Hmmmm....tiger traps in the managed corn strips :idea: That would put a whole new twist into the bingo's and which unit you chose :evilsmile


----------



## Duke (Oct 6, 2000)

stinkin hilarious! I vote my favorite post of the year, with special honors going to donbtanner for the "foot hold traps and baby seals" line!!!!


----------



## everlast1 (Nov 9, 2006)

Kid, killing a bird at 100 yards is nothin, try killing a Mojo at 250


----------



## Shiawassee_Kid (Nov 28, 2000)

everlast1 said:


> Kid, killing a bird at 100 yards is nothin, try killing a Mojo at 250


its ironic that you posted that today. buddy shot a woodie this morning that did the glider thing...and i was pounding it on way down and swung to far and blasted wing off my lucky duck....lol. aweful eventful morning it was.


----------



## just ducky (Aug 23, 2002)

everlast1 said:


> Kid, killing a bird at 100 yards is nothin, try killing a Mojo at 250


A new thought for those "slow" afternoons...mojo killin' :evilsmile But it'd be much more sporting to do it with a bow. Maybe I'll bring a bow in the canoe next time I do a bingo. Can you imagine the look on the group next to you when arrows start landing in their spread :SHOCKED::lol::SHOCKED::lol:


----------



## Shiawassee_Kid (Nov 28, 2000)

just ducky said:


> A new thought for those "slow" afternoons...mojo killin' :evilsmile But it'd be much more sporting to do it with a bow. Maybe I'll bring a bow in the canoe next time I do a bingo. Can you imagine the look on the group next to you when arrows start landing in their spread :SHOCKED::lol::SHOCKED::lol:


i seen a couple of traditional bow hunters try it a few years back...kinda funny watching arrows flyin up in the air outa a field....they never connected but gotta givem props for trying.


----------



## donbtanner (Sep 26, 2007)

Saw Tred Barta on one of his shows shoot a mallard in flight w\ a homade long bow and arrows. Check out his show somtimes on the VS. channel, its hilarious what he does and says.


----------



## GrizzlyBear (Apr 27, 2003)

I saw those same traditional archery guys flinging arrows too, the just couldn't keep it up for long, they had to stop and argue with the crossbow crowd:evil:


----------



## everlast1 (Nov 9, 2006)

just ducky said:


> A new thought for those "slow" afternoons...mojo killin' :evilsmile But it'd be much more sporting to do it with a bow. Maybe I'll bring a bow in the canoe next time I do a bingo. Can you imagine the look on the group next to you when arrows start landing in their spread :SHOCKED::lol::SHOCKED::lol:


 would have been even better 150 years ago. Kid " Those arrows must be Apache" duckey " no I think there sioux " Kid " you did pay them the rat hides we owed em didnt ya "


----------



## just ducky (Aug 23, 2002)

donbtanner said:


> Saw Tred Barta on one of his shows shoot a mallard in flight w\ a homade long bow and arrows. Check out his show somtimes on the VS. channel, its hilarious what he does and says.

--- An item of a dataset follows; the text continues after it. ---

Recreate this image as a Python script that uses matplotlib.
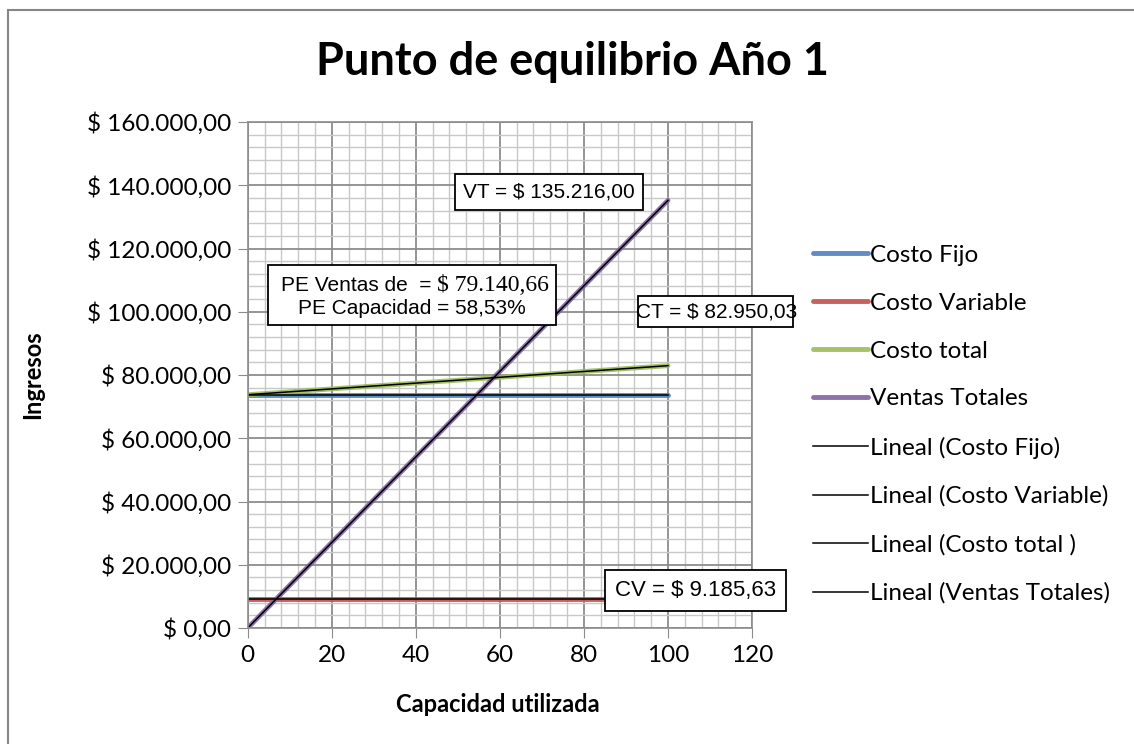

Yeah but guys, we aren't talking about ducks...dem mojo's are tough suckers to kill...kinda like armor on them. Gotta aim for a wing or two, and then the sucker will just wind itself out silly :evil: Still would like to see a competition for how many mojo's per day...better add a category on those DNR cards you have to fill out at the end of the bingo hunts. But I guess they'd just fit into the "other" category, right? Like spotted owls, bald eagles, and swans.


----------



## GoneFishin (Jan 11, 2001)

I've seen times at the managed units where ya could stalk one spread and get your limit of Spinners.  

Hmmmh! :idea: Could be a pastime on dem blue bird duckless days. 

Mojo stalkin'.  :lol:


----------



## donbtanner (Sep 26, 2007)

Would it be ethical/sportsmanlike for me to shoot another hunters mojo?


----------



## everlast1 (Nov 9, 2006)

Didn't Fred Trost (rest in peace) cover that on Practical Sportsman ?


----------



## donbtanner (Sep 26, 2007)

Yeah, but I mean, as long as it was in range, and wasn't sittin on the water?


----------



## Ferris_StateHunter (Apr 24, 2006)

donbtanner said:


> Would it be ethical/sportsmanlike for me to shoot another hunters mojo?


I get this is all in fun and all.... but in all seriousness I would be irrate if someone shot my mojo.... thats what the wedding is for....


----------



## Daisycutter (Jul 7, 2007)

Nothing really to add except that those spinners never seem to come in close enough to shoot, so what loads are you guys using?

Also, we should be close to kid's requested five pages...


----------



## Branta (Feb 6, 2002)

Shiawassee_Kid said:


> can i get 5 pages of comments on wether or not this was sportsmanlike?:yikes:


You dirty, son 

of

a




Scratch the _skybusting/pass shooting_ topic off the "flamer" thread list! Thanks KID!! :rant:

so, I guess we're down to "shooting hens" and "retrieving/returning cripples" for other hunters as our last possible flamer threads!

pace youreselves guys, 

pace yourselves 

great... and we're only 5 days into the season :rant:


----------



## Branta (Feb 6, 2002)

and by the way...




steel kills at 100+ yds (i have proof and witnesses!) :lol:


----------